The Cabinet is a term used to define a group of ministers headed by the Prime Minister who formulate government policy and put it into effect they exist purely by way of convention. Collective responsibility is whereby 'all members should fully support Cabinet decisions; a member who disagrees with a decision must resign. If the government loses a vote of no confidence, or suffers any other major defeat in the House of Commons, the whole Cabinet must resign'6 Conventions not only affect the Queen and Prime Minister as seen above but can also affect members of the Judiciary.
Judges for example are expected to sever all their ties with political parties upon their appointment. Judges are also expected to behave in a proper manner at all times, and as stated earlier to hold office in good behaviour. If they fail to do so convention dictates that the accepted form of disciple is for them to volunteer resignation, due to the disapproval of their peers and the public. However if the judge in question is a superior Judge then both Houses of Parliament must petition the Queen for the dismissal of the aforementioned Judge.
The speaker of the house is also bound by convention he or she, despite belonging to a party within Parliament, must at all times show impartiality. Likewise the Queen must read at the opening session of Parliament a speech prepared by her ministers.

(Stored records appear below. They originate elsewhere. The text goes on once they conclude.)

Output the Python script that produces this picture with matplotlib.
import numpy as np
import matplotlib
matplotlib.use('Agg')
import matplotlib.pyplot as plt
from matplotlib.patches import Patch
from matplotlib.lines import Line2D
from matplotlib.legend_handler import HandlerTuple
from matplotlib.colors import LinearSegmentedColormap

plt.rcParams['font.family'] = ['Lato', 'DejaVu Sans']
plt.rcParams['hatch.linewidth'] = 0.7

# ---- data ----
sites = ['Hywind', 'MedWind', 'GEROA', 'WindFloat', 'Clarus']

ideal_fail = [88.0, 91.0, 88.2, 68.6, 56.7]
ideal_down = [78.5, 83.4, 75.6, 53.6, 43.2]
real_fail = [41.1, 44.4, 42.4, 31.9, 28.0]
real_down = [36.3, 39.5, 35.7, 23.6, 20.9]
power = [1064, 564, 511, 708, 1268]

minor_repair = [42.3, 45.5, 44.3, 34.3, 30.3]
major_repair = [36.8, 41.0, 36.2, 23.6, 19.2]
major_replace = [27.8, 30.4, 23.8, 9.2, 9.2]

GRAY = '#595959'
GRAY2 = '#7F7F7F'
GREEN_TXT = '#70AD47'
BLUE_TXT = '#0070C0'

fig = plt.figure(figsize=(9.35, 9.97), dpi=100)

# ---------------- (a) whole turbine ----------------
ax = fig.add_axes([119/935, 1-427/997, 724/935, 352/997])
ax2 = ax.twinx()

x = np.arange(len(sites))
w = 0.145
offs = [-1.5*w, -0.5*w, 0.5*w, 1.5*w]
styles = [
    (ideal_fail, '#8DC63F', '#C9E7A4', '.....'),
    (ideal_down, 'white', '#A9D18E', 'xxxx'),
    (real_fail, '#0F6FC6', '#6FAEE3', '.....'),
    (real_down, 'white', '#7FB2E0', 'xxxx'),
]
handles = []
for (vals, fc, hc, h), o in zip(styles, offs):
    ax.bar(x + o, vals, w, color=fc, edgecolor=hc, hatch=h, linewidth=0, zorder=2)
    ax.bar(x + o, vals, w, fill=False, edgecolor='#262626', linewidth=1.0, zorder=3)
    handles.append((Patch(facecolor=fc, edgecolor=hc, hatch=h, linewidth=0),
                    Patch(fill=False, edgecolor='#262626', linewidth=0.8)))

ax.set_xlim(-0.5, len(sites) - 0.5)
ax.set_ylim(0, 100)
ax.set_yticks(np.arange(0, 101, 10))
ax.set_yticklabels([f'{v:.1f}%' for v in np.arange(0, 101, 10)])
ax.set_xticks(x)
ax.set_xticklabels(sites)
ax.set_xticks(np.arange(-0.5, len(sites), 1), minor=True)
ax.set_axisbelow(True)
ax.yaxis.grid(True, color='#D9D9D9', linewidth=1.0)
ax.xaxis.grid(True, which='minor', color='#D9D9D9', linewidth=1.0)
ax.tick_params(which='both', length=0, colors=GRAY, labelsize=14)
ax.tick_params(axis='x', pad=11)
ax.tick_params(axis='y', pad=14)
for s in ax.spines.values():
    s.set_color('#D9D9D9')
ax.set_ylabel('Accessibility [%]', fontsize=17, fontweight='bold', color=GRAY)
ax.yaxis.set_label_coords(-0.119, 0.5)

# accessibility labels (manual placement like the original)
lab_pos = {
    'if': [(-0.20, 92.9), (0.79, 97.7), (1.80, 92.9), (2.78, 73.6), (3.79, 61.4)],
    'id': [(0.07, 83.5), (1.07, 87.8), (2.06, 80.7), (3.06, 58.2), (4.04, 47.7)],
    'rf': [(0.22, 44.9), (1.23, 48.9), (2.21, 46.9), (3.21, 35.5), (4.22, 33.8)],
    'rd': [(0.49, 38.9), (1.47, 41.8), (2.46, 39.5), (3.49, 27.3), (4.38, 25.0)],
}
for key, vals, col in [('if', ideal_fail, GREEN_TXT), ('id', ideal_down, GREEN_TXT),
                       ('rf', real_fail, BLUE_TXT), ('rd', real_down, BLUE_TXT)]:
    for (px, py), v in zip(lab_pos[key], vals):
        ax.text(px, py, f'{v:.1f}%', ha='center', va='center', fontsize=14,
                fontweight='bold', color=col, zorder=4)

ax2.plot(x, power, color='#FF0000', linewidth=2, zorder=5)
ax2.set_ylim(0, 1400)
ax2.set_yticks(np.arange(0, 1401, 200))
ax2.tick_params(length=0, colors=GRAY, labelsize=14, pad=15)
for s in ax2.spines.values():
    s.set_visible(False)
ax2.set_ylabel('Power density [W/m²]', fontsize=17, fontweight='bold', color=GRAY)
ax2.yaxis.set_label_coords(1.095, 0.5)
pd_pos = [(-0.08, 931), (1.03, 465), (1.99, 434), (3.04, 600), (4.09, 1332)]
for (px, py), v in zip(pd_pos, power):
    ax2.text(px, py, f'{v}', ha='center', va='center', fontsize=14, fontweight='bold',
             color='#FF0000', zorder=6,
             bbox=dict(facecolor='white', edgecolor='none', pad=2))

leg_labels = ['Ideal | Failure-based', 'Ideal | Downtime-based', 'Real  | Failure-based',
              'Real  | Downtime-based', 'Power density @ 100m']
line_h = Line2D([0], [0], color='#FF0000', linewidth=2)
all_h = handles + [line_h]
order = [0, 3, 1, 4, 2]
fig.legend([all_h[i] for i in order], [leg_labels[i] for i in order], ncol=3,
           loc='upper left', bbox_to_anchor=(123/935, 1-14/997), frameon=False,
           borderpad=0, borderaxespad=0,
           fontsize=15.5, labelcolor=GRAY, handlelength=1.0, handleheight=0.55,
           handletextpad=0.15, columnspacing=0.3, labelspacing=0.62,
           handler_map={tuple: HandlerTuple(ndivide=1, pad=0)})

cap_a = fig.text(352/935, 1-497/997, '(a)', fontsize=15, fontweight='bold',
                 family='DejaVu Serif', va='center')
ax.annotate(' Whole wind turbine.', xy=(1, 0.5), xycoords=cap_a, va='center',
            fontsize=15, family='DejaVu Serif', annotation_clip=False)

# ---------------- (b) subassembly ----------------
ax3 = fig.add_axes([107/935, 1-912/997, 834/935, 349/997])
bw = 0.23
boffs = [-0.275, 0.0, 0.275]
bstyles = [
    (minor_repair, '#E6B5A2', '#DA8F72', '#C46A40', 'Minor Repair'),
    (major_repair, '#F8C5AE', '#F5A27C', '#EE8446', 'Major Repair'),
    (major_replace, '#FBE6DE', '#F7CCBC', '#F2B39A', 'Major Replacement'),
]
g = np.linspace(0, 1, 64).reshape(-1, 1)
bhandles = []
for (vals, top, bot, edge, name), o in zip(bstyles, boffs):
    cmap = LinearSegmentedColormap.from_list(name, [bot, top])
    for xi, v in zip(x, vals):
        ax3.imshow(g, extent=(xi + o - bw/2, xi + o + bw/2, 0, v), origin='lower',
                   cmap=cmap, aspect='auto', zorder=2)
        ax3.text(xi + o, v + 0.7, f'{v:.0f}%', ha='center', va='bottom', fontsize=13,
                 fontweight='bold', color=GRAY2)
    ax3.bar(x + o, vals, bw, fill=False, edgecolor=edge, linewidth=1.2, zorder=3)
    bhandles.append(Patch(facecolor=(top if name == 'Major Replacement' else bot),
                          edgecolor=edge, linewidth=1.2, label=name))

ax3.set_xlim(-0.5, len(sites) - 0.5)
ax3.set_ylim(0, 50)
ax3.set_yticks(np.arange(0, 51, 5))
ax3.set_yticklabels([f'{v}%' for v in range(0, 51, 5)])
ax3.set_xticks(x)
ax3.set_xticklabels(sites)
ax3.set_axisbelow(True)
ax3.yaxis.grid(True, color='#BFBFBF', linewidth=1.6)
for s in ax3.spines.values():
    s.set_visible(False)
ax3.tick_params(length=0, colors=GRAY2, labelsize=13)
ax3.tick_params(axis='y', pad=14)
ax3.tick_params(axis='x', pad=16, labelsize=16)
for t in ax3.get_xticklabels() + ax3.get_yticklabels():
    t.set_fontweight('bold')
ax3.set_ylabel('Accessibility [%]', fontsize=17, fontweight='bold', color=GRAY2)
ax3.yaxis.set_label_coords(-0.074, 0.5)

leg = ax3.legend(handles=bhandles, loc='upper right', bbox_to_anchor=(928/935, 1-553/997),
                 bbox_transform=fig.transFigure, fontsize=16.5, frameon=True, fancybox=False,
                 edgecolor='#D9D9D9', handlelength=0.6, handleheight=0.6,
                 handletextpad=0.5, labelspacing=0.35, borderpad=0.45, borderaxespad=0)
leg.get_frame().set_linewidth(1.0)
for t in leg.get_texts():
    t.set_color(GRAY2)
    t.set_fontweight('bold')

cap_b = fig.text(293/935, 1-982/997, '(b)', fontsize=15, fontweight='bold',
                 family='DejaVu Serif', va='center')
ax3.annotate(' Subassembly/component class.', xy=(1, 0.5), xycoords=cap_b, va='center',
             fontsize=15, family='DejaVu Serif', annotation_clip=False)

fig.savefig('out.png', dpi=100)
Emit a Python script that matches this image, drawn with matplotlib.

Conventions are a very important part of the United Kingdom constitution there are many reasons for this, firstly it is believed that conventions although seeming to some as nothing more than traditions are actually an integral part of the constitution and form the basis from which the country is governed.
The main reason conventions are so very important is that they allow for parliament to run smoothly and to change conventions faster and more efficiently to fit in with changing circumstances. Being so they make it simpler to bring about changes in the law, without public they also avoid the need for a vast amount of written legislation that, would be time consuming.